Conversation I Wish I Had At Work

Him: Did you ever find the necessary documents?

Me: No, you little jerk. I just sit in my office and write posts, I don't actually do work.

Him: I think I can hire a lawyer to get you what you need.

Me: I am a lawyer. What I need is an employee who's not an idiot, and who doesn't enter into transactions before he is aware of all the facts.

Him: No, I don't know him, but someone else involved in the deal once used him.

Me: Listen, I once screwed that guy on CNBC. Doesn't make either of us a frickin' expert on the topic, does it?

Him: I'm certain that the other side will sign whatever we want them to.

Me: Can't we just get them to sign for something that's true? I'd settle for that.

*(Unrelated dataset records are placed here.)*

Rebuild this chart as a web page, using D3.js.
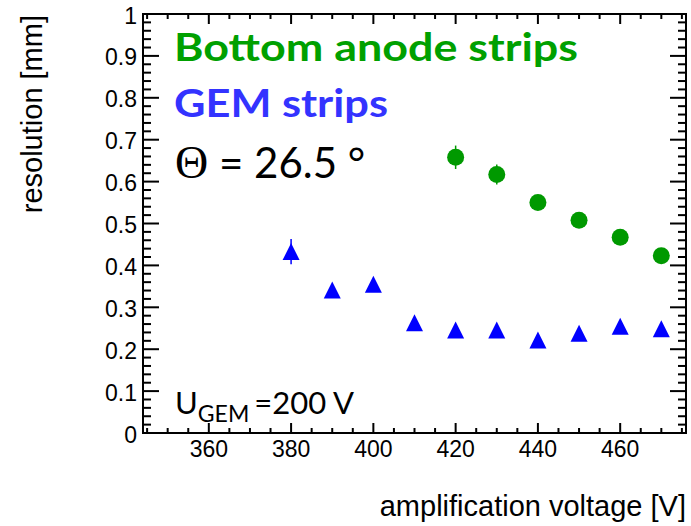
<!DOCTYPE html>
<html>
<head>
<meta charset="utf-8">
<script src="https://cdn.jsdelivr.net/npm/d3@7"></script>
<style>
  html, body { margin: 0; padding: 0; background: #fff; }
  svg { display: block; }
</style>
</head>
<body>
<svg id="chart" width="691" height="526"></svg>
<script>
// Amplification voltage scan, resolution per readout plane
const anodeVoltage = [420, 430, 440, 450, 460, 470];
const anodeResolution = [0.658, 0.617, 0.550, 0.508, 0.467, 0.423];
const anodeError = [0.028, 0.024, 0.015, 0.015, 0.015, 0.015];

const gemVoltage = [380, 390, 400, 410, 420, 430, 440, 450, 460, 470];
const gemResolution = [0.433, 0.341, 0.355, 0.263, 0.246, 0.246, 0.222, 0.238, 0.255, 0.249];
const gemError = [0.030, 0.012, 0.012, 0.012, 0.012, 0.012, 0.012, 0.012, 0.012, 0.012];

const xMajorTicks = [360, 380, 400, 420, 440, 460];
const yMajorTicks = [0, 0.1, 0.2, 0.3, 0.4, 0.5, 0.6, 0.7, 0.8, 0.9, 1];
const yTickLabels = ["0", "0.1", "0.2", "0.3", "0.4", "0.5", "0.6", "0.7", "0.8", "0.9", "1"];

const green = "#009900";
const greenText = "#00a000";
const blueMarker = "#0000ff";
const blueText = "#3333ff";

const svg = d3.select("#chart");
const frame = { left: 143, right: 686, top: 14, bottom: 433 };

const x = d3.scaleLinear().domain([344, 476]).range([frame.left, frame.right]);
const y = d3.scaleLinear().domain([0, 1]).range([frame.bottom, frame.top]);

const axisFont = "'Liberation Sans', Arial, Helvetica, sans-serif";
const legendFont = "Lato, 'Open Sans', sans-serif";

// minor tick positions
const xMinor = d3.range(345, 476, 5).filter(v => !xMajorTicks.includes(v));
const yMinor = d3.range(0, 51).map(i => i / 50).filter(v => Math.abs(v * 10 - Math.round(v * 10)) > 1e-6);

const axes = svg.append("g").attr("stroke", "#000").attr("stroke-width", 2);

// frame
axes.append("rect")
  .attr("x", frame.left).attr("y", frame.top)
  .attr("width", frame.right - frame.left).attr("height", frame.bottom - frame.top)
  .attr("fill", "none");

function xTicks(values, len) {
  values.forEach(v => {
    axes.append("line").attr("x1", x(v)).attr("x2", x(v))
      .attr("y1", frame.bottom).attr("y2", frame.bottom - len);
    axes.append("line").attr("x1", x(v)).attr("x2", x(v))
      .attr("y1", frame.top).attr("y2", frame.top + len);
  });
}
function yTicks(values, len) {
  values.forEach(v => {
    axes.append("line").attr("y1", y(v)).attr("y2", y(v))
      .attr("x1", frame.left).attr("x2", frame.left + len);
    axes.append("line").attr("y1", y(v)).attr("y2", y(v))
      .attr("x1", frame.right).attr("x2", frame.right - len);
  });
}
xTicks(xMajorTicks, 10);
xTicks(xMinor, 5);
yTicks(yMajorTicks, 16);
yTicks(yMinor, 8);

// tick labels
svg.append("g").selectAll("text").data(xMajorTicks).join("text")
  .attr("x", d => x(d)).attr("y", 457)
  .attr("text-anchor", "middle")
  .attr("font-family", axisFont).attr("font-size", 23)
  .text(d => d);

svg.append("g").selectAll("text").data(yMajorTicks).join("text")
  .attr("x", 137).attr("y", d => y(d) + 9.5)
  .attr("text-anchor", "end")
  .attr("font-family", axisFont).attr("font-size", 23)
  .text((d, i) => yTickLabels[i]);

// axis titles
svg.append("text")
  .attr("x", 686).attr("y", 516)
  .attr("text-anchor", "end")
  .attr("font-family", axisFont).attr("font-size", 29)
  .text("amplification voltage [V]");

svg.append("text")
  .attr("transform", "translate(42,15) rotate(-90)")
  .attr("text-anchor", "end")
  .attr("font-family", axisFont).attr("font-size", 29)
  .text("resolution [mm]");

// error bars
const anode = anodeVoltage.map((v, i) => ({ v, r: anodeResolution[i], e: anodeError[i] }));
const gem = gemVoltage.map((v, i) => ({ v, r: gemResolution[i], e: gemError[i] }));

svg.append("g").selectAll("line").data(anode).join("line")
  .attr("x1", d => x(d.v)).attr("x2", d => x(d.v))
  .attr("y1", d => y(d.r + d.e)).attr("y2", d => y(d.r - d.e))
  .attr("stroke", green).attr("stroke-width", 1.5);
svg.append("g").selectAll("line").data(gem).join("line")
  .attr("x1", d => x(d.v)).attr("x2", d => x(d.v))
  .attr("y1", d => y(d.r + d.e)).attr("y2", d => y(d.r - d.e))
  .attr("stroke", blueMarker).attr("stroke-width", 1.5);

// markers
svg.append("g").selectAll("circle").data(anode).join("circle")
  .attr("cx", d => x(d.v)).attr("cy", d => y(d.r)).attr("r", 8.5)
  .attr("fill", green);

const tri = 8.5;
svg.append("g").selectAll("path").data(gem).join("path")
  .attr("d", d => {
    const cx = x(d.v), cy = y(d.r);
    return `M${cx - tri},${cy + tri}L${cx + tri},${cy + tri}L${cx},${cy - tri}Z`;
  })
  .attr("fill", blueMarker);

// legend texts
svg.append("text")
  .attr("x", 174).attr("y", 61)
  .attr("font-family", legendFont).attr("font-weight", 700).attr("font-size", 39)
  .attr("textLength", 404).attr("lengthAdjust", "spacingAndGlyphs")
  .attr("fill", greenText)
  .text("Bottom anode strips");

svg.append("text")
  .attr("x", 174).attr("y", 117)
  .attr("font-family", legendFont).attr("font-weight", 700).attr("font-size", 39)
  .attr("textLength", 214).attr("lengthAdjust", "spacingAndGlyphs")
  .attr("fill", blueText)
  .text("GEM strips");

const theta = svg.append("text")
  .attr("x", 175).attr("y", 178)
  .attr("font-family", legendFont).attr("font-size", 42)
  .attr("fill", "#000");
theta.append("tspan").attr("font-family", "'Liberation Serif', 'DejaVu Serif', serif").attr("font-size", 46).text("Θ");
theta.append("tspan").text(" = 26.5 °");

const ugem = svg.append("text")
  .attr("x", 175).attr("y", 414)
  .attr("font-family", legendFont).attr("font-size", 31)
  .attr("fill", "#000");
ugem.append("tspan").text("U");
ugem.append("tspan").attr("font-size", 23).attr("dy", 8).text("GEM");
ugem.append("tspan").attr("dy", -8).attr("dx", 5).text("=200 V");
</script>
</body>
</html>
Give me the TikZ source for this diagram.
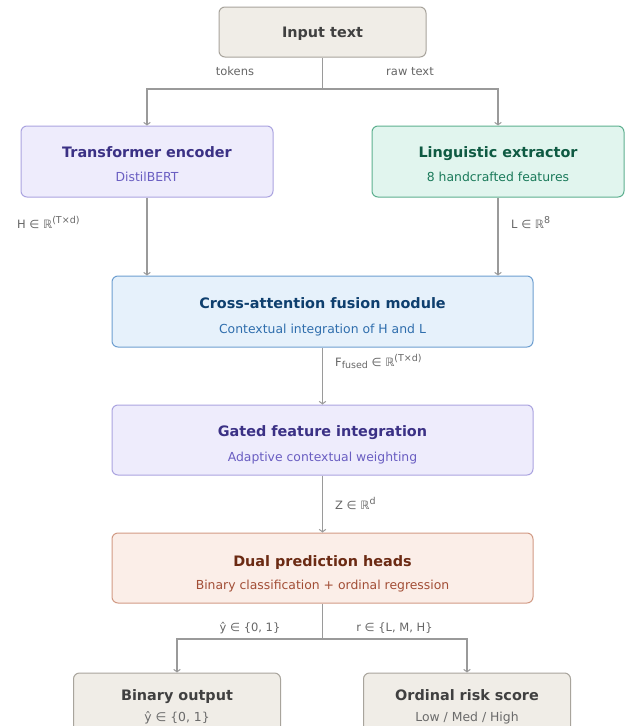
\documentclass[tikz,border=0pt]{standalone}
\usepackage{fontspec}
\setmainfont{DejaVu Sans}
\usetikzlibrary{arrows.meta}
\definecolor{begfill}{HTML}{F0EDE7}
\definecolor{begdraw}{HTML}{A8A49C}
\definecolor{begtit}{HTML}{404040}
\definecolor{begsub}{HTML}{6B6B6B}
\definecolor{lavfill}{HTML}{EEECFC}
\definecolor{lavdraw}{HTML}{ABA4E0}
\definecolor{lavtit}{HTML}{3B3185}
\definecolor{lavsub}{HTML}{6A5EC2}
\definecolor{grnfill}{HTML}{E1F5EE}
\definecolor{grndraw}{HTML}{5DB08F}
\definecolor{grntit}{HTML}{0E5A42}
\definecolor{grnsub}{HTML}{1A7A5A}
\definecolor{blufill}{HTML}{E6F1FB}
\definecolor{bludraw}{HTML}{6E9FD0}
\definecolor{blutit}{HTML}{0E3F6E}
\definecolor{blusub}{HTML}{2F6EAD}
\definecolor{pchfill}{HTML}{FBEEE8}
\definecolor{pchdraw}{HTML}{D29B85}
\definecolor{pchtit}{HTML}{6B2A13}
\definecolor{pchsub}{HTML}{A24E36}
\definecolor{linec}{HTML}{9A9A9A}
\definecolor{lblc}{HTML}{666666}
\newcommand{\mysup}[1]{\raisebox{0.42em}{\fontsize{9.5}{9.5}\selectfont #1}}
\newcommand{\mysub}[1]{\raisebox{-0.25em}{\fontsize{9.5}{9.5}\selectfont #1}}
\tikzset{
  box/.style={draw, rounded corners=6, line width=1, inner sep=0},
  title/.style={font=\fontsize{14.4}{17}\selectfont\bfseries, inner sep=0, anchor=base},
  sub/.style={font=\fontsize{12.4}{15}\selectfont, inner sep=0, anchor=base},
  lbl/.style={font=\fontsize{11.5}{14}\selectfont, text=lblc, inner sep=0, anchor=base},
  wire/.style={draw=linec, line width=1.4},
  conn/.style={wire, -{Straight Barb[length=2.5, width=6.5, line width=1]}},
}
\begin{document}
\begin{tikzpicture}[x=1pt,y=-1pt]
\useasboundingbox[fill=white] (0,0) rectangle (638,726);

% boxes
\node[box, fill=begfill, draw=begdraw, minimum width=207, minimum height=50] (inp) at (322.5,32) {};
\node[box, fill=lavfill, draw=lavdraw, minimum width=252, minimum height=71] (enc) at (147,161.5) {};
\node[box, fill=grnfill, draw=grndraw, minimum width=252, minimum height=71] (ling) at (498,161.5) {};
\node[box, fill=blufill, draw=bludraw, minimum width=421, minimum height=71] (fus) at (322.5,311.5) {};
\node[box, fill=lavfill, draw=lavdraw, minimum width=421, minimum height=70] (gate) at (322.5,440) {};
\node[box, fill=pchfill, draw=pchdraw, minimum width=421, minimum height=70] (dual) at (322.5,568) {};
\node[box, fill=begfill, draw=begdraw, minimum width=207, minimum height=64] (bin) at (177,705) {};
\node[box, fill=begfill, draw=begdraw, minimum width=207, minimum height=64] (ord) at (467,705) {};

% texts
\node[title, text=begtit] (inpT) at (322.5,37.5) {Input text};
\node[title, text=lavtit] (encT) at (147,157.5) {Transformer encoder};
\node[sub, text=lavsub] (encS) at (147,181.5) {DistilBERT};
\node[title, text=grntit] (lingT) at (498,157.5) {Linguistic extractor};
\node[sub, text=grnsub] (lingS) at (498,181.5) {8 handcrafted features};
\node[title, text=blutit] (fusT) at (322.5,308) {Cross-attention fusion module};
\node[sub, text=blusub] (fusS) at (322.5,333) {Contextual integration of H and L};
\node[title, text=lavtit] (gateT) at (322.5,436) {Gated feature integration};
\node[sub, text=lavsub] (gateS) at (322.5,461.5) {Adaptive contextual weighting};
\node[title, text=pchtit] (dualT) at (322.5,566) {Dual prediction heads};
\node[sub, text=pchsub] (dualS) at (322.5,589.5) {Binary classification + ordinal regression};
\node[title, text=begtit] (binT) at (177,700) {Binary output};
\node[sub, text=begsub] (binS) at (177,721.5) {ŷ ∈ \{0, 1\}};
\node[title, text=begtit] (ordT) at (467,700) {Ordinal risk score};
\node[sub, text=begsub] (ordS) at (467,721.5) {Low / Med / High};

% connectors
\coordinate (split1) at (322.5,89);
\coordinate (split2) at (322.5,639);
\draw[wire] (inp.south) -- (split1);
\draw[conn] (split1) -| (enc.north);
\draw[conn] (split1) -| (ling.north);
\draw[conn] (enc.south) -- (enc.south |- fus.north);
\draw[conn] (ling.south) -- (ling.south |- fus.north);
\draw[conn] (fus.south) -- (gate.north);
\draw[conn] (gate.south) -- (dual.north);
\draw[wire] (dual.south) -- (split2);
\draw[conn] (split2) -| (bin.north);
\draw[conn] (split2) -| (ord.north);

% labels
\node[lbl] (lTok) at (235,75.5) {tokens};
\node[lbl] (lRaw) at (410,75.5) {raw text};
\node[lbl, anchor=base west] (lH) at (17,228.5) {H ∈ ℝ\mysup{(T×d)}};
\node[lbl, anchor=base west] (lL) at (511,228.5) {L ∈ ℝ\mysup{8}};
\node[lbl, anchor=base west] (lF) at (335,366) {F\mysub{fused} ∈ ℝ\mysup{(T×d)}};
\node[lbl, anchor=base west] (lZ) at (335,509) {Z ∈ ℝ\mysup{d}};
\node[lbl] (lY) at (250,631.5) {ŷ ∈ \{0, 1\}};
\node[lbl] (lR) at (394.5,631.5) {r ∈ \{L, M, H\}};
\end{tikzpicture}
\end{document}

Him: I'm not going to debate this.

Me: Neither am I, you get me what you want, you pink, pampered, gone to paunch too young, floppy eared, rat-eyed, careless little moron or you can be fired.
N.B. I actually did say this, without the adjectives.

Him: That's not how we did it at my old firm.

Me: That would explain their persistent lack of assets and continuous regulatory difficulty, wouldn't it?

Him: Hmmm. Maybe you are right. I see the point.

Me: Darling. There is hope.


LentenStuffe said...

Wanda Mitty, Howareye!

I had one of those conversations recently, but it was with a bookseller who lives in Athlone and wished to observe Holy Hour, fercrissakes: 'Holy Hour is for publicans in Dublin's Fair City, not culchie bookmen in the arsehole of the bog, you git!' Didn't say it, though, 'come back in an hour', says he, and so I did, dutifully, promptly.

Keifus said...

You don't realize how good you have it 'deep.

That guy is my boss.

twiffer said...

the best thing about working from home? don't have to talk to anyone.

rundeep said...

Okay. Follow-up. Guy I had this conversation with had been failing to show up regularly. He was called in to work from some lame excuse and showed up high as a kite. In the course of the cross-examination which inevitably occurred, he admitted to having a mental illness for which he had recently stopped taking meds. So now, I feel guilty. Albeit only a little.